Observadores de direitos humanos e membros da família de Ayala Sulca estão agora preocupados com o pedido da defesa de um dos acusados para aplicar a Lei 32107, popularmente conhecida como "Lei da Impunidade". Promulgada pelo Congresso em 9 de agosto, a lei permite a prescrição de crimes de lesa-humanidade cometidos por grupos terroristas e militares ocorridos antes de 1º de julho de 2002.
Se a juíza conceder esse pedido, observou Quispe, o caso seria arquivado.
Para Zuliana Lainez, presidente da Associação Nacional de Jornalistas (ANP) do país, é bastante preocupante o precedente que essa decisão teria, uma vez que é o primeiro caso em que se solicita a aplicação dessa lei. Segundo disse à LJR, atualmente há pelo menos três julgamentos em casos de violência contra jornalistas ocorridos há quase 40 anos e que, com essa lei, poderiam ser encerrados por completo. De fato, o caso do assassinato do jornalista Hugo Bustíos em 1988, o primeiro crime contra um jornalista a obter justiça no país, poderia ser afetado por ela.

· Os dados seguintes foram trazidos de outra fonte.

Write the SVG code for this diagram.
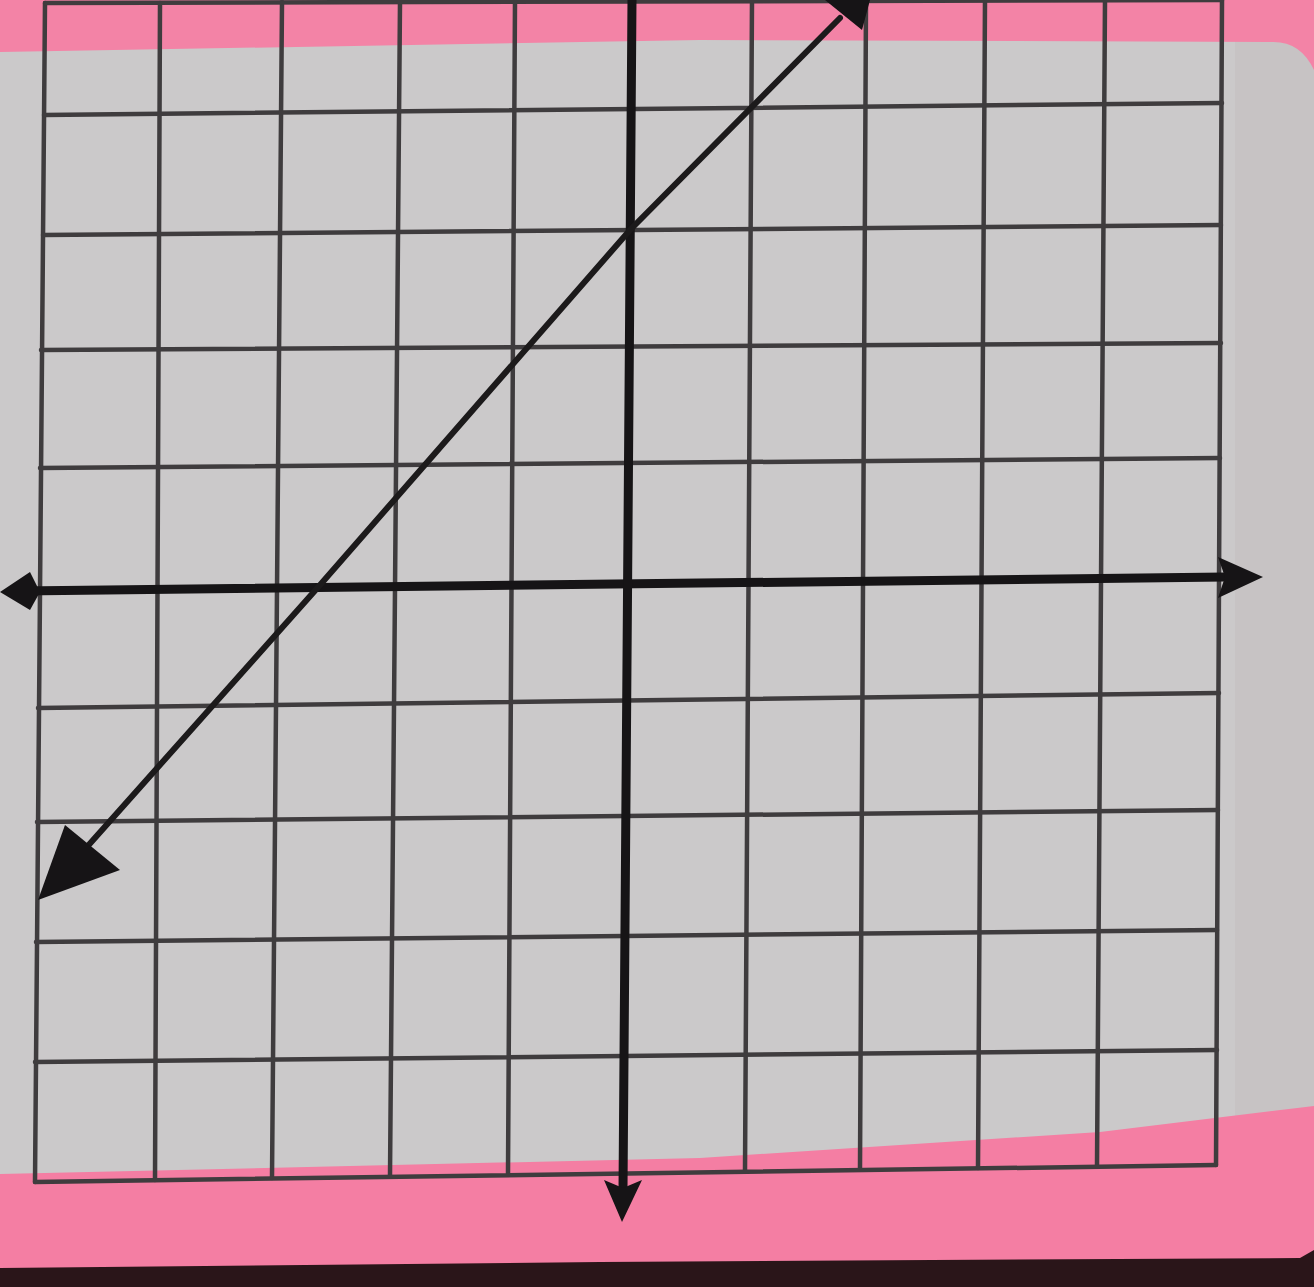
<svg xmlns="http://www.w3.org/2000/svg" width="1314" height="1287" viewBox="0 0 1314 1287">
<defs>
<style>
.g{stroke:#3f3c3e;stroke-width:4.5;fill:none;stroke-linecap:round}
.ax{stroke:#161416;stroke-width:9;fill:none;stroke-linecap:round}
.ln{stroke:#1c1a1b;stroke-width:6;fill:none;stroke-linecap:round}
.hd{fill:#161416}
</style>
</defs>
<rect x="0" y="0" width="1314" height="1287" fill="#cbc9ca"/>
<rect x="1235" y="0" width="79" height="1287" fill="#c7c3c4"/>
<path d="M0 0 H1314 V70 Q1300 40 1270 42 L700 40 L0 52 Z" fill="#f383a6"/>
<path d="M0 1174 L700 1158 L1100 1132 L1314 1106 V1287 H0 Z" fill="#f47ea3"/>
<path d="M0 1268 L600 1262 L1300 1258 L1314 1250 V1287 H0 Z" fill="#2a1519"/>
<g id="grid">
<path class="g" d="M45 3 L35 1182"/>
<path class="g" d="M160 3 L155 1180"/>
<path class="g" d="M282 2 L272 1178"/>
<path class="g" d="M400 2 L390 1176"/>
<path class="g" d="M515 1 L508 1174"/>
<path class="g" d="M752 0 L745 1170"/>
<path class="g" d="M866 0 L860 1169"/>
<path class="g" d="M985 0 L978 1168"/>
<path class="g" d="M1105 0 L1097 1166"/>
<path class="g" d="M1222 0 L1216 1165"/>
<path class="g" d="M45 3 L1222 0"/>
<path class="g" d="M44 115 L1222 103"/>
<path class="g" d="M43 235 L1221 225"/>
<path class="g" d="M41 350 L1221 343"/>
<path class="g" d="M40 468 L1220 458"/>
<path class="g" d="M38 708 L1219 693"/>
<path class="g" d="M37 822 L1218 810"/>
<path class="g" d="M36 942 L1217 930"/>
<path class="g" d="M35 1062 L1217 1050"/>
<path class="g" d="M35 1182 L1216 1165"/>
</g>
<g id="axes">
<path class="ax" d="M20 591 L1225 577"/>
<path class="hd" d="M0 592 L30 572 L40 592 L30 610 Z"/>
<path class="hd" d="M1263 577 L1218 557 L1225 577 L1218 598 Z"/>
<path class="ax" d="M632 0 L623 1190"/>
<path class="hd" d="M622 1222 L604 1180 L623 1188 L642 1180 Z"/>
</g>
<g id="line">
<polyline class="ln" points="70,866 320,585 630,230 840,18"/>
<path class="hd" d="M38 900 L120 870 L65 825 Z"/>
<path class="hd" d="M825 0 L870 0 L862 30 Z"/>
</g>
</svg>
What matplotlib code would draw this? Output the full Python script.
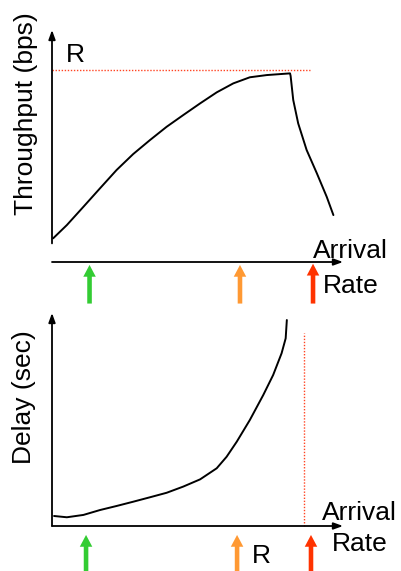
import matplotlib
matplotlib.use("Agg")
import matplotlib.pyplot as plt

plt.rcParams['font.family'] = ['Liberation Sans', 'DejaVu Sans']

# Throughput vs. arrival rate (arrival rate normalised to the axis length, throughput to R)
tput_rate = [0.004, 0.051, 0.108, 0.165, 0.222, 0.279, 0.337, 0.394, 0.451, 0.509,
             0.566, 0.623, 0.680, 0.738, 0.818, 0.820, 0.829, 0.846, 0.875, 0.910,
             0.944, 0.967]
tput_value = [0.010, 0.088, 0.196, 0.305, 0.413, 0.507, 0.590, 0.668, 0.737, 0.806,
              0.871, 0.924, 0.960, 0.973, 0.983, 0.968, 0.826, 0.688, 0.531, 0.394,
              0.255, 0.147]
capacity_R = 1.003

# Delay vs. arrival rate
delay_rate = [0.007, 0.051, 0.108, 0.165, 0.222, 0.279, 0.337, 0.394, 0.451, 0.509,
              0.566, 0.600, 0.635, 0.680, 0.726, 0.760, 0.789, 0.803, 0.807]
delay_value = [0.047, 0.041, 0.052, 0.075, 0.094, 0.114, 0.135, 0.156, 0.185, 0.219,
               0.271, 0.325, 0.396, 0.498, 0.615, 0.709, 0.811, 0.881, 0.967]
delay_limit_rate = 0.866
delay_limit_top = 0.906

# Operating points marked under each axis: low, near R, beyond R
marker_rates_top = [0.129, 0.646, 0.897]
marker_rates_bottom = [0.117, 0.636, 0.890]
marker_colors = ['#33cc33', '#ff9933', '#ff3300']

W, H = 401, 571
fig = plt.figure(figsize=(W / 100, H / 100), dpi=100)
fig.patch.set_facecolor('white')

ax1 = fig.add_axes([52 / W, 1 - 262 / H, 291 / W, 232 / H])
ax2 = fig.add_axes([52 / W, 1 - 526 / H, 291 / W, 213 / H])

ax1.set_xlim(0, 1)
ax1.set_ylim(-0.1298, 1.2389)
ax2.set_xlim(0, 1)
ax2.set_ylim(0, 1)
for ax in (ax1, ax2):
    ax.set_axis_off()

FS = 19
axis_arrow = dict(arrowstyle='-|>,head_length=0.55,head_width=0.2', lw=1.3,
                  color='black', shrinkA=0, shrinkB=0, mutation_scale=10)
marker_style = 'simple,head_length=0.85,head_width=0.9,tail_width=0.33'


def draw_axis(ax, start, end):
    ax.annotate('', xy=end, xytext=start, xycoords='data', textcoords='data',
                arrowprops=axis_arrow, annotation_clip=False)


def draw_marker(ax, x, tip, tail, color):
    ax.annotate('', xy=(x, tip), xytext=(x, tail), xycoords='data', textcoords='data',
                arrowprops=dict(arrowstyle=marker_style, color=color, lw=0,
                                shrinkA=0, shrinkB=0, mutation_scale=10),
                annotation_clip=False)


# ---- Throughput panel ----
y_base = ax1.get_ylim()[0]
draw_axis(ax1, (0, -0.02), (0, ax1.get_ylim()[1]))
draw_axis(ax1, (0, y_base), (1, y_base))
ax1.plot([0, 0.888], [capacity_R, capacity_R], color='#ff4422', lw=1.0,
         linestyle=(0, (1, 1.2)), clip_on=False)
ax1.plot(tput_rate, tput_value, color='black', lw=1.4, clip_on=False,
         solid_joinstyle='round', solid_capstyle='round')
ax1.text(0.079, 1.050, 'R', fontsize=FS, ha='center', va='baseline')
ax1.text(1.027, -0.106, 'Arrival', fontsize=FS, ha='center', va='baseline')
ax1.text(1.027, -0.313, 'Rate', fontsize=FS, ha='center', va='baseline')
ax1.text(-0.089, 0.743, 'Throughput (bps)', fontsize=FS, rotation=90,
         ha='center', va='center')
for x, c, tip in zip(marker_rates_top, marker_colors, [-0.147, -0.147, -0.14]):
    draw_marker(ax1, x, tip, -0.375, c)

# ---- Delay panel ----
draw_axis(ax2, (0, 0), (0, 1))
draw_axis(ax2, (0, 0), (1, 0))
ax2.plot([delay_limit_rate, delay_limit_rate], [0, delay_limit_top], color='#ff4422',
         lw=1.0, linestyle=(0, (1, 1.2)), clip_on=False)
ax2.plot(delay_rate, delay_value, color='black', lw=1.4, clip_on=False,
         solid_joinstyle='round', solid_capstyle='round')
ax2.text(0.718, -0.174, 'R', fontsize=FS, ha='center', va='baseline')
ax2.text(1.058, 0.028, 'Arrival', fontsize=FS, ha='center', va='baseline')
ax2.text(1.058, -0.117, 'Rate', fontsize=FS, ha='center', va='baseline')
ax2.text(-0.096, 0.606, 'Delay (sec)', fontsize=FS, rotation=90,
         ha='center', va='center')
for x, c in zip(marker_rates_bottom, marker_colors):
    draw_marker(ax2, x, -0.042, -0.24, c)

fig.savefig('out.png', dpi=100, facecolor='white')
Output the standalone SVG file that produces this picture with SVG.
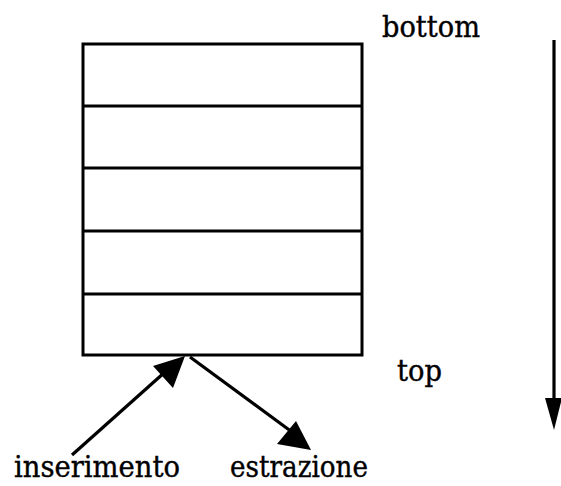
<svg xmlns="http://www.w3.org/2000/svg" width="561" height="486" viewBox="0 0 561 486">
<style>
.box{fill:none;stroke:#000;stroke-width:3}
.ln{stroke:#000;stroke-width:3;fill:none}
.c{stroke:#000;stroke-width:3.2;fill:none}
.t{font-family:"DejaVu Serif","Liberation Serif",serif;font-size:29px;fill:#000;stroke:#000;stroke-width:0.4}
</style>
<rect width="561" height="486" fill="#fff"/>
<g id="stack">
<rect class="box" x="83" y="44" width="279" height="311"/>
<line class="ln" x1="83" y1="106" x2="362" y2="106"/>
<line class="ln" x1="83" y1="168" x2="362" y2="168"/>
<line class="ln" x1="83" y1="231" x2="362" y2="231"/>
<line class="ln" x1="83" y1="294" x2="362" y2="294"/>
</g>
<g id="labels">
<text class="t" x="382" y="37" textLength="98" lengthAdjust="spacingAndGlyphs">bottom</text>
<text class="t" x="397" y="381" textLength="45" lengthAdjust="spacingAndGlyphs">top</text>
<text class="t" x="14" y="477" textLength="166" lengthAdjust="spacingAndGlyphs">inserimento</text>
<text class="t" x="230" y="477" textLength="138" lengthAdjust="spacingAndGlyphs">estrazione</text>
</g>
<g id="connectors">
<line class="c" x1="72" y1="455" x2="165" y2="372"/>
<polygon points="185,356 173,388 153,366" fill="#000"/>
<line class="c" x1="190" y1="357" x2="292" y2="432"/>
<polygon points="311,450 277,444 296,421" fill="#000"/>
<line class="c" x1="554" y1="40" x2="554" y2="400"/>
<polygon points="545,398 562,398 554,430" fill="#000"/>
</g>
</svg>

Além disso, a ANP tem registros de pelo menos 54 jornalistas assassinados entre os anos de 1980 e 2000, e alguns desses casos poderiam deixar de ser investigados.
"É uma lei feita sob medida para livrar de responsabilidade todas as pessoas que estiveram envolvidas como perpetradoras de crimes entre 1980 e 2000. Esse é o risco", disse Lainez, lembrando como alguns congressistas são ex-militares e ex-fuzileiros navais.
No entanto, ela confia que na Justiça prevaleçam outros acordos e tratados assinados pelo Peru, bem como os apelos de diferentes organizações que destacam a inconstitucionalidade da lei. Algo em que Quispe concorda, acreditando que pode ser possível que a juíza dê prioridade às decisões da Corte Suprema do Peru ou à Convenção Americana sobre Direitos Humanos, que estabelece a imprescritibilidade dos crimes de lesa-humanidade.
Para Rosa Luz Pallqui e seu filho, a aprovação dessa lei foi um dos golpes mais duros.
"É uma lei de impunidade e não de punição aos assassinos do meu marido e de centenas de vítimas que foram detidas e torturadas em bases militares", disse Pallqui.
A próxima audiência desse caso está programada para o dia 23 de agosto, e nela a juíza poderá determinar a aplicação dessa lei, informou Quispe.